Recorded information:

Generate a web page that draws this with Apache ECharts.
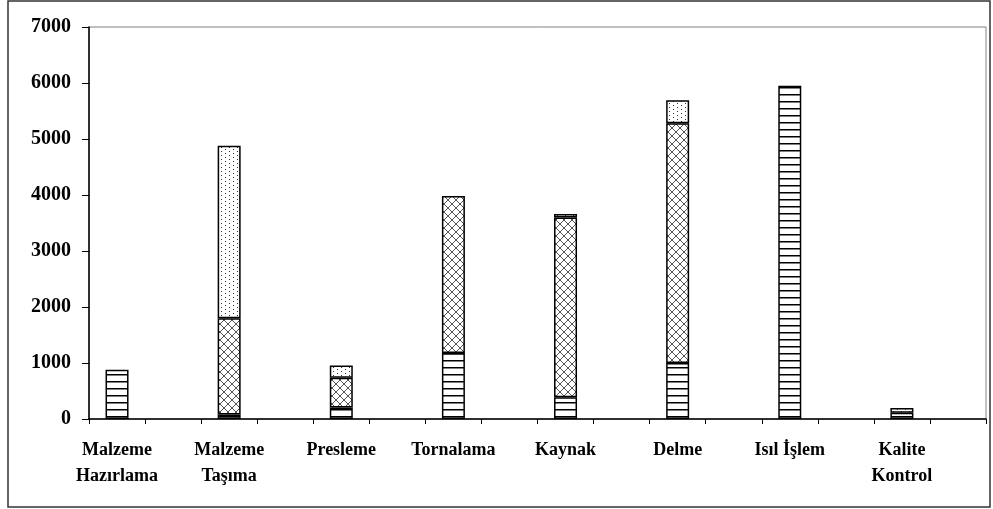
<!DOCTYPE html>
<html>
<head>
<meta charset="utf-8">
<script src="https://cdn.jsdelivr.net/npm/echarts@6/dist/echarts.min.js"></script>
<style>
  html, body { margin: 0; padding: 0; background: #fff; }
  #chart { width: 993px; height: 509px; }
</style>
</head>
<body>
<div id="chart"></div>
<script>
// process steps (each one sits in every other slot on the axis)
const processes = ['Malzeme\nHazırlama', 'Malzeme\nTaşıma', 'Presleme', 'Tornalama',
  'Kaynak', 'Delme', 'Isıl İşlem', 'Kalite\nKontrol']

// stacked parts, bottom to top
const linesPart = [880, 80, 205, 1180, 390, 1000, 5950, 112]
const crossPart = [null, 1720, 530, 2800, 3210, 4280, null, null]
const dotsPart = [null, 3080, 220, null, 60, 410, null, 84]

const yTicks = [0, 1000, 2000, 3000, 4000, 5000, 6000, 7000]

// spread values into 16 slots, empty slot after every process
function spread (arr, fill) {
  let out = []
  arr.forEach(function (v) { out.push(v); out.push(fill) })
  return out
}

function makePattern (kind) {
  let c = document.createElement('canvas')
  let ctx = c.getContext('2d')
  if (kind === 'lines') {
    c.width = 8; c.height = 7
    ctx.fillStyle = '#fff'; ctx.fillRect(0, 0, 8, 7)
    ctx.fillStyle = '#000'; ctx.fillRect(0, 3, 8, 1.5)
  } else if (kind === 'cross') {
    c.width = 8; c.height = 8
    ctx.fillStyle = '#fff'; ctx.fillRect(0, 0, 8, 8)
    ctx.fillStyle = '#555'
    for (let i = 0; i < 8; i++) {
      ctx.fillRect(i, i, 1, 1)
      ctx.fillRect(7 - i, i, 1, 1)
    }
  } else {
    c.width = 8; c.height = 8
    ctx.fillStyle = '#fff'; ctx.fillRect(0, 0, 8, 8)
    ctx.fillStyle = '#333'
    ctx.fillRect(1, 1, 1, 1)
    ctx.fillRect(5, 3, 1, 1)
    ctx.fillRect(1, 5, 1, 1)
    ctx.fillRect(5, 7, 1, 1)
  }
  return { image: c, repeat: 'repeat' }
}

let font = '"Liberation Serif", "Times New Roman", serif'

function barSeries (name, data, kind) {
  return {
    name: name,
    type: 'bar',
    stack: 'total',
    barWidth: 23,
    data: spread(data, null),
    itemStyle: {
      color: makePattern(kind),
      borderColor: '#000',
      borderWidth: 1.5
    },
    emphasis: { disabled: true }
  }
}

let chart = echarts.init(document.getElementById('chart'))
chart.setOption({
  animation: false,
  backgroundColor: '#fff',
  grid: {
    left: 89, top: 27, right: 7, bottom: 90,
    show: true,
    borderColor: '#808080',
    borderWidth: 1
  },
  xAxis: {
    type: 'category',
    data: spread(processes, ''),
    axisLine: { lineStyle: { color: '#000', width: 1.5 } },
    axisTick: { show: true, length: 5, alignWithLabel: false, lineStyle: { color: '#000' } },
    axisLabel: {
      interval: 0,
      margin: 18,
      color: '#000',
      fontFamily: font,
      fontWeight: 'bold',
      fontSize: 18,
      lineHeight: 26
    }
  },
  yAxis: {
    type: 'value',
    min: yTicks[0],
    max: yTicks[yTicks.length - 1],
    interval: 1000,
    splitLine: { show: false },
    axisLine: { show: true, lineStyle: { color: '#000', width: 1.5 } },
    axisTick: { show: true, length: 7, lineStyle: { color: '#000' } },
    axisLabel: {
      margin: 18,
      color: '#000',
      fontFamily: font,
      fontWeight: 'bold',
      fontSize: 20,
      formatter: function (v) { return String(v) }
    }
  },
  graphic: [{
    type: 'rect',
    shape: { x: 8, y: 1, width: 982, height: 506 },
    style: { fill: null, stroke: '#333', lineWidth: 1.5 },
    silent: true
  }],
  series: [
    barSeries('Lines', linesPart, 'lines'),
    barSeries('Cross', crossPart, 'cross'),
    barSeries('Dots', dotsPart, 'dots')
  ]
})
</script>
</body>
</html>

Exercise brief: Without the pictures, print the whole listing exactly as given.

Reply:
Generate a web page that draws this with Apache ECharts.
<!DOCTYPE html>
<html>
<head>
<meta charset="utf-8">
<script src="https://cdn.jsdelivr.net/npm/echarts@6/dist/echarts.min.js"></script>
<style>
  html, body { margin: 0; padding: 0; background: #fff; }
  #chart { width: 993px; height: 509px; }
</style>
</head>
<body>
<div id="chart"></div>
<script>
// process steps (each one sits in every other slot on the axis)
const processes = ['Malzeme\nHazırlama', 'Malzeme\nTaşıma', 'Presleme', 'Tornalama',
  'Kaynak', 'Delme', 'Isıl İşlem', 'Kalite\nKontrol']

// stacked parts, bottom to top
const linesPart = [880, 80, 205, 1180, 390, 1000, 5950, 112]
const crossPart = [null, 1720, 530, 2800, 3210, 4280, null, null]
const dotsPart = [null, 3080, 220, null, 60, 410, null, 84]

const yTicks = [0, 1000, 2000, 3000, 4000, 5000, 6000, 7000]

// spread values into 16 slots, empty slot after every process
function spread (arr, fill) {
  let out = []
  arr.forEach(function (v) { out.push(v); out.push(fill) })
  return out
}

function makePattern (kind) {
  let c = document.createElement('canvas')
  let ctx = c.getContext('2d')
  if (kind === 'lines') {
    c.width = 8; c.height = 7
    ctx.fillStyle = '#fff'; ctx.fillRect(0, 0, 8, 7)
    ctx.fillStyle = '#000'; ctx.fillRect(0, 3, 8, 1.5)
  } else if (kind === 'cross') {
    c.width = 8; c.height = 8
    ctx.fillStyle = '#fff'; ctx.fillRect(0, 0, 8, 8)
    ctx.fillStyle = '#555'
    for (let i = 0; i < 8; i++) {
      ctx.fillRect(i, i, 1, 1)
      ctx.fillRect(7 - i, i, 1, 1)
    }
  } else {
    c.width = 8; c.height = 8
    ctx.fillStyle = '#fff'; ctx.fillRect(0, 0, 8, 8)
    ctx.fillStyle = '#333'
    ctx.fillRect(1, 1, 1, 1)
    ctx.fillRect(5, 3, 1, 1)
    ctx.fillRect(1, 5, 1, 1)
    ctx.fillRect(5, 7, 1, 1)
  }
  return { image: c, repeat: 'repeat' }
}

let font = '"Liberation Serif", "Times New Roman", serif'

function barSeries (name, data, kind) {
  return {
    name: name,
    type: 'bar',
    stack: 'total',
    barWidth: 23,
    data: spread(data, null),
    itemStyle: {
      color: makePattern(kind),
      borderColor: '#000',
      borderWidth: 1.5
    },
    emphasis: { disabled: true }
  }
}

let chart = echarts.init(document.getElementById('chart'))
chart.setOption({
  animation: false,
  backgroundColor: '#fff',
  grid: {
    left: 89, top: 27, right: 7, bottom: 90,
    show: true,
    borderColor: '#808080',
    borderWidth: 1
  },
  xAxis: {
    type: 'category',
    data: spread(processes, ''),
    axisLine: { lineStyle: { color: '#000', width: 1.5 } },
    axisTick: { show: true, length: 5, alignWithLabel: false, lineStyle: { color: '#000' } },
    axisLabel: {
      interval: 0,
      margin: 18,
      color: '#000',
      fontFamily: font,
      fontWeight: 'bold',
      fontSize: 18,
      lineHeight: 26
    }
  },
  yAxis: {
    type: 'value',
    min: yTicks[0],
    max: yTicks[yTicks.length - 1],
    interval: 1000,
    splitLine: { show: false },
    axisLine: { show: true, lineStyle: { color: '#000', width: 1.5 } },
    axisTick: { show: true, length: 7, lineStyle: { color: '#000' } },
    axisLabel: {
      margin: 18,
      color: '#000',
      fontFamily: font,
      fontWeight: 'bold',
      fontSize: 20,
      formatter: function (v) { return String(v) }
    }
  },
  graphic: [{
    type: 'rect',
    shape: { x: 8, y: 1, width: 982, height: 506 },
    style: { fill: null, stroke: '#333', lineWidth: 1.5 },
    silent: true
  }],
  series: [
    barSeries('Lines', linesPart, 'lines'),
    barSeries('Cross', crossPart, 'cross'),
    barSeries('Dots', dotsPart, 'dots')
  ]
})
</script>
</body>
</html>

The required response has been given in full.